*PROVIDED MATERIAL*
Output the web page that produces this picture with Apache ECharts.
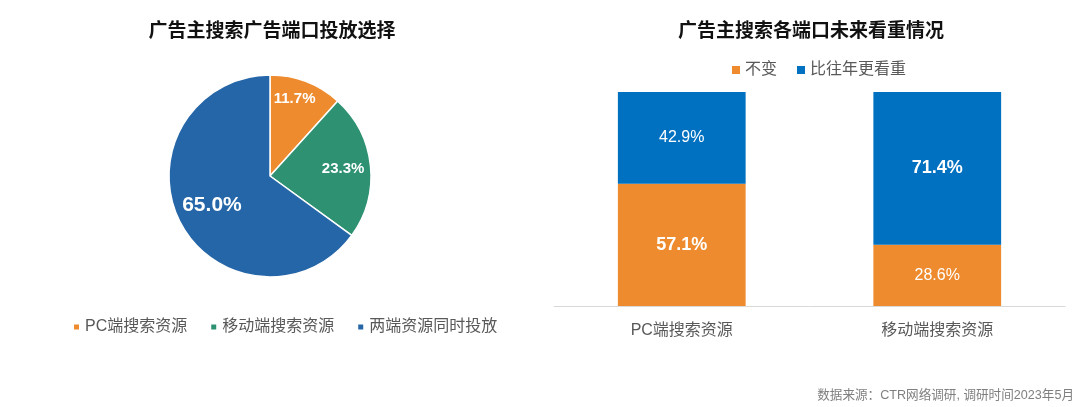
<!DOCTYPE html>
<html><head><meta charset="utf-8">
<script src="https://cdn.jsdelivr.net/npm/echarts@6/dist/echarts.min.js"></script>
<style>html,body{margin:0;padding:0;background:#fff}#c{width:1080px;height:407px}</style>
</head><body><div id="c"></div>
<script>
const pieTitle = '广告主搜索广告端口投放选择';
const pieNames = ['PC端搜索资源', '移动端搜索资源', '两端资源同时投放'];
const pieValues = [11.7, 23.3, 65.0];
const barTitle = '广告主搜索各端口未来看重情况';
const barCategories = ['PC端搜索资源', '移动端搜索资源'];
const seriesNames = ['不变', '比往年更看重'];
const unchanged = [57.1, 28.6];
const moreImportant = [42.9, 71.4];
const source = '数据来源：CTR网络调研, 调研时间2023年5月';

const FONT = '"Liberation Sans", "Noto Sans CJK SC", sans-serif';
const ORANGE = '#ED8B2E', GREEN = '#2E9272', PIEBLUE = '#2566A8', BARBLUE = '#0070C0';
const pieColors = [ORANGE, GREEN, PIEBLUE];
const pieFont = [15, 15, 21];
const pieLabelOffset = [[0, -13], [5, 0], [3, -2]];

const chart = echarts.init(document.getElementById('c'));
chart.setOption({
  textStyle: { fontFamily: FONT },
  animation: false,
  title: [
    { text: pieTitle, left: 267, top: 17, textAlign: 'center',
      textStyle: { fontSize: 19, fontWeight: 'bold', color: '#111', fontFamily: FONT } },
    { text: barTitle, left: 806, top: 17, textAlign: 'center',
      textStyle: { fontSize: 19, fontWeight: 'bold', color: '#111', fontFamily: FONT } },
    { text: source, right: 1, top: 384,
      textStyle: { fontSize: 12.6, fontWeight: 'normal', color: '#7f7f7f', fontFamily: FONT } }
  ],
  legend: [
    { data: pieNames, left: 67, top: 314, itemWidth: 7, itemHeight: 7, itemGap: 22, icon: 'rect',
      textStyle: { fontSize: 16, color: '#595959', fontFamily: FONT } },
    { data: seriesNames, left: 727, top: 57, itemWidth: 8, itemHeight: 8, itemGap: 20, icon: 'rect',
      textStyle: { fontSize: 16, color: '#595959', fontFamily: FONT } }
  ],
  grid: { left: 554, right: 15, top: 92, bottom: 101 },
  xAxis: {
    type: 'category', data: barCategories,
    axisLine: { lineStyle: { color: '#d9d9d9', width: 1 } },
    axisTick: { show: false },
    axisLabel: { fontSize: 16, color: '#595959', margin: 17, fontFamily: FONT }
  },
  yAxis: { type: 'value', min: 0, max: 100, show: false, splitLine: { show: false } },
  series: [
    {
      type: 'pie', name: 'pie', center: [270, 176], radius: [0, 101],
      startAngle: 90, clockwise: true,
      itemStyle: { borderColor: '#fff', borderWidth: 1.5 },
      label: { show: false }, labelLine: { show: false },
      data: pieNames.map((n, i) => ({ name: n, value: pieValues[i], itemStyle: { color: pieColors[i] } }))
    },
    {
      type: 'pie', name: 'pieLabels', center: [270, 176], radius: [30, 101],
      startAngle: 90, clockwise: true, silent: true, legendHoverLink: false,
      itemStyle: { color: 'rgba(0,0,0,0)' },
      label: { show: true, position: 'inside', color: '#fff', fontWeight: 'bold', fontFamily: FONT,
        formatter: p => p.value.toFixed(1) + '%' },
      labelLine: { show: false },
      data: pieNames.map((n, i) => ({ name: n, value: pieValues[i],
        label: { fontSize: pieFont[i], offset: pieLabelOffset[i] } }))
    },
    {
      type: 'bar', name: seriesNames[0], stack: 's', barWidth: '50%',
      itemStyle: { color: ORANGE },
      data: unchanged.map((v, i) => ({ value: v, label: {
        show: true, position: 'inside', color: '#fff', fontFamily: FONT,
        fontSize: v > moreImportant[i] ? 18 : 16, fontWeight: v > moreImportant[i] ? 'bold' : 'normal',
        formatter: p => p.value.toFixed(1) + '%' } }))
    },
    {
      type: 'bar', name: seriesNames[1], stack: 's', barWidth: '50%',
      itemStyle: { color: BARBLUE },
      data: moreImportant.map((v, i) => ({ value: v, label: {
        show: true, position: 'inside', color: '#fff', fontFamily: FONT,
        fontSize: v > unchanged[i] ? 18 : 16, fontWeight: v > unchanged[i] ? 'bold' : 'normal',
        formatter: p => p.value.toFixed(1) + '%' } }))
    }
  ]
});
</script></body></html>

*WHAT THIS TASK INVOLVES*
Leaving out the pictures, repeat the data above exactly.

*THE RESPONSE*
Output the web page that produces this picture with Apache ECharts.
<!DOCTYPE html>
<html><head><meta charset="utf-8">
<script src="https://cdn.jsdelivr.net/npm/echarts@6/dist/echarts.min.js"></script>
<style>html,body{margin:0;padding:0;background:#fff}#c{width:1080px;height:407px}</style>
</head><body><div id="c"></div>
<script>
const pieTitle = '广告主搜索广告端口投放选择';
const pieNames = ['PC端搜索资源', '移动端搜索资源', '两端资源同时投放'];
const pieValues = [11.7, 23.3, 65.0];
const barTitle = '广告主搜索各端口未来看重情况';
const barCategories = ['PC端搜索资源', '移动端搜索资源'];
const seriesNames = ['不变', '比往年更看重'];
const unchanged = [57.1, 28.6];
const moreImportant = [42.9, 71.4];
const source = '数据来源：CTR网络调研, 调研时间2023年5月';

const FONT = '"Liberation Sans", "Noto Sans CJK SC", sans-serif';
const ORANGE = '#ED8B2E', GREEN = '#2E9272', PIEBLUE = '#2566A8', BARBLUE = '#0070C0';
const pieColors = [ORANGE, GREEN, PIEBLUE];
const pieFont = [15, 15, 21];
const pieLabelOffset = [[0, -13], [5, 0], [3, -2]];

const chart = echarts.init(document.getElementById('c'));
chart.setOption({
  textStyle: { fontFamily: FONT },
  animation: false,
  title: [
    { text: pieTitle, left: 267, top: 17, textAlign: 'center',
      textStyle: { fontSize: 19, fontWeight: 'bold', color: '#111', fontFamily: FONT } },
    { text: barTitle, left: 806, top: 17, textAlign: 'center',
      textStyle: { fontSize: 19, fontWeight: 'bold', color: '#111', fontFamily: FONT } },
    { text: source, right: 1, top: 384,
      textStyle: { fontSize: 12.6, fontWeight: 'normal', color: '#7f7f7f', fontFamily: FONT } }
  ],
  legend: [
    { data: pieNames, left: 67, top: 314, itemWidth: 7, itemHeight: 7, itemGap: 22, icon: 'rect',
      textStyle: { fontSize: 16, color: '#595959', fontFamily: FONT } },
    { data: seriesNames, left: 727, top: 57, itemWidth: 8, itemHeight: 8, itemGap: 20, icon: 'rect',
      textStyle: { fontSize: 16, color: '#595959', fontFamily: FONT } }
  ],
  grid: { left: 554, right: 15, top: 92, bottom: 101 },
  xAxis: {
    type: 'category', data: barCategories,
    axisLine: { lineStyle: { color: '#d9d9d9', width: 1 } },
    axisTick: { show: false },
    axisLabel: { fontSize: 16, color: '#595959', margin: 17, fontFamily: FONT }
  },
  yAxis: { type: 'value', min: 0, max: 100, show: false, splitLine: { show: false } },
  series: [
    {
      type: 'pie', name: 'pie', center: [270, 176], radius: [0, 101],
      startAngle: 90, clockwise: true,
      itemStyle: { borderColor: '#fff', borderWidth: 1.5 },
      label: { show: false }, labelLine: { show: false },
      data: pieNames.map((n, i) => ({ name: n, value: pieValues[i], itemStyle: { color: pieColors[i] } }))
    },
    {
      type: 'pie', name: 'pieLabels', center: [270, 176], radius: [30, 101],
      startAngle: 90, clockwise: true, silent: true, legendHoverLink: false,
      itemStyle: { color: 'rgba(0,0,0,0)' },
      label: { show: true, position: 'inside', color: '#fff', fontWeight: 'bold', fontFamily: FONT,
        formatter: p => p.value.toFixed(1) + '%' },
      labelLine: { show: false },
      data: pieNames.map((n, i) => ({ name: n, value: pieValues[i],
        label: { fontSize: pieFont[i], offset: pieLabelOffset[i] } }))
    },
    {
      type: 'bar', name: seriesNames[0], stack: 's', barWidth: '50%',
      itemStyle: { color: ORANGE },
      data: unchanged.map((v, i) => ({ value: v, label: {
        show: true, position: 'inside', color: '#fff', fontFamily: FONT,
        fontSize: v > moreImportant[i] ? 18 : 16, fontWeight: v > moreImportant[i] ? 'bold' : 'normal',
        formatter: p => p.value.toFixed(1) + '%' } }))
    },
    {
      type: 'bar', name: seriesNames[1], stack: 's', barWidth: '50%',
      itemStyle: { color: BARBLUE },
      data: moreImportant.map((v, i) => ({ value: v, label: {
        show: true, position: 'inside', color: '#fff', fontFamily: FONT,
        fontSize: v > unchanged[i] ? 18 : 16, fontWeight: v > unchanged[i] ? 'bold' : 'normal',
        formatter: p => p.value.toFixed(1) + '%' } }))
    }
  ]
});
</script></body></html>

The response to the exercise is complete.